Copy all lines in which the word "this" can be found.
──────── Input material ────────
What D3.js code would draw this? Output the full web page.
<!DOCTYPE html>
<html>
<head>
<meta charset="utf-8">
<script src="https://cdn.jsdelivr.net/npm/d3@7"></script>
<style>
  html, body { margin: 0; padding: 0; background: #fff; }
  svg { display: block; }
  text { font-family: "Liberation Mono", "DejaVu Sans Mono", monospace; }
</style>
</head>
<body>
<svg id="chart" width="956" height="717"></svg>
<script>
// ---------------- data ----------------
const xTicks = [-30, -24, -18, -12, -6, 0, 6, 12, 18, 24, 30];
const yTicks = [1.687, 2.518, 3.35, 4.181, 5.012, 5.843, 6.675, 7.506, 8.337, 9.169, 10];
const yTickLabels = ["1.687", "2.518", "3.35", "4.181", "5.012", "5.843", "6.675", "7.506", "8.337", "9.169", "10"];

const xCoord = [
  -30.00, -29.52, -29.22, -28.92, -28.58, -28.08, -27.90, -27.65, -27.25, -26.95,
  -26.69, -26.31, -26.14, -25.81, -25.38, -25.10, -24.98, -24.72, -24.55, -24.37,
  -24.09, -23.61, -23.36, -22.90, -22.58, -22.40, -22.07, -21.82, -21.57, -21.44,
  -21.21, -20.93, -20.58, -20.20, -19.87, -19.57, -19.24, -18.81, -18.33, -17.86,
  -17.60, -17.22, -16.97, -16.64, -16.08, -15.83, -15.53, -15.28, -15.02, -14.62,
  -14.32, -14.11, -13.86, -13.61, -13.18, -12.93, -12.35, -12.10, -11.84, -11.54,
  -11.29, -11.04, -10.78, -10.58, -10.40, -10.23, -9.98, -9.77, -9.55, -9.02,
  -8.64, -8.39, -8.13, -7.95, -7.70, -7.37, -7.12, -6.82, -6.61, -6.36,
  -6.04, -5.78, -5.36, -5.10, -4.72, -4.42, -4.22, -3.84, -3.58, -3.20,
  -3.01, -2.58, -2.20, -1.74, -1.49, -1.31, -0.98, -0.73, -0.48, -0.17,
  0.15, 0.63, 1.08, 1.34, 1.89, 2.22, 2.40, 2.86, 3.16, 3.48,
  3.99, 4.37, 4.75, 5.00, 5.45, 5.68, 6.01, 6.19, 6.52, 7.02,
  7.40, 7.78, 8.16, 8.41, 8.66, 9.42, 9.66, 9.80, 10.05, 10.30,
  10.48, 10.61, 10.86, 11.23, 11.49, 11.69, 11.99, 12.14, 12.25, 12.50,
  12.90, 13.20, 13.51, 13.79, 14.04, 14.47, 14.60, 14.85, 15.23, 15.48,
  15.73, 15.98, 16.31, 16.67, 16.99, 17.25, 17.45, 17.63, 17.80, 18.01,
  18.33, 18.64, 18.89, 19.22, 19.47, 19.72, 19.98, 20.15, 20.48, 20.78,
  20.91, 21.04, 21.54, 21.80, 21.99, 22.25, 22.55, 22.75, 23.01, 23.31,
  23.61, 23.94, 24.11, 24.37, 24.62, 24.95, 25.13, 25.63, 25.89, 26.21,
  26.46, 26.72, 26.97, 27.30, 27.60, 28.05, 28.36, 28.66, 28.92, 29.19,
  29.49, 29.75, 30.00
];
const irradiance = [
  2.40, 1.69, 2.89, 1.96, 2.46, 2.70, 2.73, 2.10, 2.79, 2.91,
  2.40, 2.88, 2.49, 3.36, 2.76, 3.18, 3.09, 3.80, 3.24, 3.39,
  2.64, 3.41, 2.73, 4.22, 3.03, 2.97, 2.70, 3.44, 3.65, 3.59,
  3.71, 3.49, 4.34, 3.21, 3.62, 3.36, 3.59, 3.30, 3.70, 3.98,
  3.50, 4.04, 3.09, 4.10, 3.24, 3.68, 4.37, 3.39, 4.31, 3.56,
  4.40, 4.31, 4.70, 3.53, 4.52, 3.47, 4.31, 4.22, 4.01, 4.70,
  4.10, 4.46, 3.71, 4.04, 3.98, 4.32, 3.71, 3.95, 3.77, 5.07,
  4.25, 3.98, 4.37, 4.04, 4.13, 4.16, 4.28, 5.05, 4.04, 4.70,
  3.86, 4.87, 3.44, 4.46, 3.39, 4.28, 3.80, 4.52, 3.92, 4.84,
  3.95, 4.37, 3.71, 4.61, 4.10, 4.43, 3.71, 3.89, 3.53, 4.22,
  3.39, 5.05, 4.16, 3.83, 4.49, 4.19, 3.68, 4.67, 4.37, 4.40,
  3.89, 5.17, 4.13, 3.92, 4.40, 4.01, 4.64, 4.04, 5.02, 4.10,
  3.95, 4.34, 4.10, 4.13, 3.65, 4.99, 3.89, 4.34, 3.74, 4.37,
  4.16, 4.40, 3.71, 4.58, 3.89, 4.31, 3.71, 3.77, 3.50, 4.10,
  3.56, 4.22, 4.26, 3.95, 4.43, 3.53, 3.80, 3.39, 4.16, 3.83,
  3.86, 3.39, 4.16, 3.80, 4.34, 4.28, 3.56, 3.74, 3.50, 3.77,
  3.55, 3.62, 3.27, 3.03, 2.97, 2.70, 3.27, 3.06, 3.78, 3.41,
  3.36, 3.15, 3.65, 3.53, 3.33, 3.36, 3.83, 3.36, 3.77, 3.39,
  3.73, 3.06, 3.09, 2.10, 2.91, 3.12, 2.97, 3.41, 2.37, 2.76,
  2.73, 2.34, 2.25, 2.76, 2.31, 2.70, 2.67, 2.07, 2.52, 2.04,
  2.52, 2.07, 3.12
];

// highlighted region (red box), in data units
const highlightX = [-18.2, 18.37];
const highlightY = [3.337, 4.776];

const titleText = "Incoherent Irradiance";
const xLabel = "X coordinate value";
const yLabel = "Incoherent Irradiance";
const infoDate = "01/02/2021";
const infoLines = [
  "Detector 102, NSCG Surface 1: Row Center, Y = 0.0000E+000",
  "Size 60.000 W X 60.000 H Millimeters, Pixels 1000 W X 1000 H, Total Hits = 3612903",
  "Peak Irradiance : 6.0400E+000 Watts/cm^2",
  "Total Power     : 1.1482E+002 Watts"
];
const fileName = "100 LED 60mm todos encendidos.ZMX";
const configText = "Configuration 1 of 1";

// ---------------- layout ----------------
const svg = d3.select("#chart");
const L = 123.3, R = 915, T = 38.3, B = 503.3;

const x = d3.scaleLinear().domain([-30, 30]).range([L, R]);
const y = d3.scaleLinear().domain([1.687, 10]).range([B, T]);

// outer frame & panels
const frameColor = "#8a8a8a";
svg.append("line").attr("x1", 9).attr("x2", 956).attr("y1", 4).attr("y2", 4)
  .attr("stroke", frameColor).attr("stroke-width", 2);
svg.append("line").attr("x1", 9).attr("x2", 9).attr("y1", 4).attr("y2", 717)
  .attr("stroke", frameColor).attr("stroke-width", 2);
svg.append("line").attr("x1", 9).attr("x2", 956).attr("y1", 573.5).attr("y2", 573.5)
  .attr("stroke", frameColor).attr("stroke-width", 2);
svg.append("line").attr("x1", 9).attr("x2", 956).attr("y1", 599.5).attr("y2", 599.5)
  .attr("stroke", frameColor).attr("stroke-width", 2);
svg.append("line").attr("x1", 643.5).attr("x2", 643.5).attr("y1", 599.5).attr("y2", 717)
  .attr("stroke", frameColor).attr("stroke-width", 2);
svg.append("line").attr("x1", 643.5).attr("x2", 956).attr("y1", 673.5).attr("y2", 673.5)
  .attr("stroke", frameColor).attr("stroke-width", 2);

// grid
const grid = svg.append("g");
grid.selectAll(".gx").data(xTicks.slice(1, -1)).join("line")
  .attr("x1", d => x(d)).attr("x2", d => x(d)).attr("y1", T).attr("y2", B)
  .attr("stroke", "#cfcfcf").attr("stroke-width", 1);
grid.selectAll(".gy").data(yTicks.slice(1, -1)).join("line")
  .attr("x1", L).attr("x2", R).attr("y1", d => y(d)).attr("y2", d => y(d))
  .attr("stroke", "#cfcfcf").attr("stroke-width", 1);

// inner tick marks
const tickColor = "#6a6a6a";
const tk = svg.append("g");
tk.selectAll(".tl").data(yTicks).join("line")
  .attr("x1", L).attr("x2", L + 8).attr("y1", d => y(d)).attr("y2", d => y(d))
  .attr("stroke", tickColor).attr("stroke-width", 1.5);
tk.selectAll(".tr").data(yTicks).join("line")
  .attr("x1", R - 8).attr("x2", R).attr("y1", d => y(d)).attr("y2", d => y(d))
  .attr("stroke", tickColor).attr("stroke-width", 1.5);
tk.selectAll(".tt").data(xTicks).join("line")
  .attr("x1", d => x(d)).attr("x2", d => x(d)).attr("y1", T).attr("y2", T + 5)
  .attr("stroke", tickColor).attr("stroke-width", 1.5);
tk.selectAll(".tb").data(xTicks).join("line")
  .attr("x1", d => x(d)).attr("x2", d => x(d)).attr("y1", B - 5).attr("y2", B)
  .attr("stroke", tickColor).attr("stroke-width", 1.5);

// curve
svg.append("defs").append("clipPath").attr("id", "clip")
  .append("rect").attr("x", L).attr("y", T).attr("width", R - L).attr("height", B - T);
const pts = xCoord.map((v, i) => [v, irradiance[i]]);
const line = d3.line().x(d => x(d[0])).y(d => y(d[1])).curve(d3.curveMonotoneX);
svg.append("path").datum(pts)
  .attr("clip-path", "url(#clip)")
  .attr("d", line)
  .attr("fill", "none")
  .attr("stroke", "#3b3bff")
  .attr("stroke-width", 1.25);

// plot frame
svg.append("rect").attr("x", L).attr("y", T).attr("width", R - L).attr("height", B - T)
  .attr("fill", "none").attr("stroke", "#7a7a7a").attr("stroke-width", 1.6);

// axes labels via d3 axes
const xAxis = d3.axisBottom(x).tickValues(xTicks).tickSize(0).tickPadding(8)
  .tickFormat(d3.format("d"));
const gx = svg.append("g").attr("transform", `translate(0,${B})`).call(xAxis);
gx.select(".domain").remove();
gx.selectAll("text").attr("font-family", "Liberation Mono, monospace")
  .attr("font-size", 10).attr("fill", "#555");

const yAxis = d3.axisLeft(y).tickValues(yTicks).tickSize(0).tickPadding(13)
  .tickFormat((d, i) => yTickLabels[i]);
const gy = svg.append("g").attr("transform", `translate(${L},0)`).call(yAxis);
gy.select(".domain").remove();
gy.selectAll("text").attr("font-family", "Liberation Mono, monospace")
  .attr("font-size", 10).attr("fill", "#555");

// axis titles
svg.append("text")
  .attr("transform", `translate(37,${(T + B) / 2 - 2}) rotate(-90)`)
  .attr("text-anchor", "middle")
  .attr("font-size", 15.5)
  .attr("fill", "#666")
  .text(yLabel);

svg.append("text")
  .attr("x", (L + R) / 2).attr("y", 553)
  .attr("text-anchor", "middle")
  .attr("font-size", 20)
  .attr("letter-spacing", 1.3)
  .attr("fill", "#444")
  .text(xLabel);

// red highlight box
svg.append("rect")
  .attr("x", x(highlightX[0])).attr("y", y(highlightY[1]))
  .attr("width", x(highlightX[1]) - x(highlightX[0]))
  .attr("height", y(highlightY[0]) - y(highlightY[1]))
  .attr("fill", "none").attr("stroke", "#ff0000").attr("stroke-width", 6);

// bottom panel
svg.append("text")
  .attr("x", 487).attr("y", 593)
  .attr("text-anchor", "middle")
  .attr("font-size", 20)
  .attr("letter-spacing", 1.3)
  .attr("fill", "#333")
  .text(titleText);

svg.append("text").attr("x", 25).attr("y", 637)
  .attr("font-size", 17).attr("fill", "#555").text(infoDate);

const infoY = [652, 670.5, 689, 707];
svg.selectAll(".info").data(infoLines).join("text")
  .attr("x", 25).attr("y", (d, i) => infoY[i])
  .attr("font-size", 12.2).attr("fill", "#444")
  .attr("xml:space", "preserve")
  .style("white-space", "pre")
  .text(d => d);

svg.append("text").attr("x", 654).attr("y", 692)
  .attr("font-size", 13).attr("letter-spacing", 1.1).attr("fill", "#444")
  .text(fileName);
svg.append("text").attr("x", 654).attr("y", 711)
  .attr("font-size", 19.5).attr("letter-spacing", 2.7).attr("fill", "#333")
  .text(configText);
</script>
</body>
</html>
────────
──────── Input material ────────
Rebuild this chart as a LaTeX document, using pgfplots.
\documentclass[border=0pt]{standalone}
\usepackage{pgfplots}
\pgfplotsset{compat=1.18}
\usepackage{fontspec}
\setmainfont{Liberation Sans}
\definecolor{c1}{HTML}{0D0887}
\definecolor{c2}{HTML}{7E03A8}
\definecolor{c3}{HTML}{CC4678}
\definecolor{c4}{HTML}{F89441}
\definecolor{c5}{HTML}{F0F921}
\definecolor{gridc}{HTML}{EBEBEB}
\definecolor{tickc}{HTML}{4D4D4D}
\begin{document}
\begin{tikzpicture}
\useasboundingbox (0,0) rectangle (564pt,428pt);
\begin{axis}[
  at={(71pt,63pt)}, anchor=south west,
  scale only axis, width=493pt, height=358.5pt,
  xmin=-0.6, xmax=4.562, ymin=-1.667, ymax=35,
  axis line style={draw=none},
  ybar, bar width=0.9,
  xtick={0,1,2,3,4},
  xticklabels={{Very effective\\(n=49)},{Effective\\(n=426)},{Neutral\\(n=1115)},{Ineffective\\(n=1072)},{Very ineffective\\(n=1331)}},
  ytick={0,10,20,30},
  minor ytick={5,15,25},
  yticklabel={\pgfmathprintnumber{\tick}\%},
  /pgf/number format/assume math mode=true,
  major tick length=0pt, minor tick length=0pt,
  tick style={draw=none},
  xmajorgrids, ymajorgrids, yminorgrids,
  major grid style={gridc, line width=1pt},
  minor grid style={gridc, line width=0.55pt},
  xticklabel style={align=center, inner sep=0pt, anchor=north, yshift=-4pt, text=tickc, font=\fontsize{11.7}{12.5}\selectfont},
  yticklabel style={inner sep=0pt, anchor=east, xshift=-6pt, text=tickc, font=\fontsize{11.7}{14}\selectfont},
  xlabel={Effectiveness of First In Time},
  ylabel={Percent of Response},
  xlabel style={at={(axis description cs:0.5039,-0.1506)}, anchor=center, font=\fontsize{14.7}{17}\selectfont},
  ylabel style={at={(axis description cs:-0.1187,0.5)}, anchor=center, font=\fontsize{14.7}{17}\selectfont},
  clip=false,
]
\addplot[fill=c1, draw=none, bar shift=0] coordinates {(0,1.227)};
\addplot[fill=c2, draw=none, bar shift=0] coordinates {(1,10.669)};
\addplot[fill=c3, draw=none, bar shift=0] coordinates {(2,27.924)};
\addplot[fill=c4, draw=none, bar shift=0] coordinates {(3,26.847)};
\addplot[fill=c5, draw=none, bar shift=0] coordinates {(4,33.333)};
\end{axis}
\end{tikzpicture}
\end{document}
────────
▶ _Exercise result_
What D3.js code would draw this? Output the full web page.
Rebuild this chart as a LaTeX document, using pgfplots.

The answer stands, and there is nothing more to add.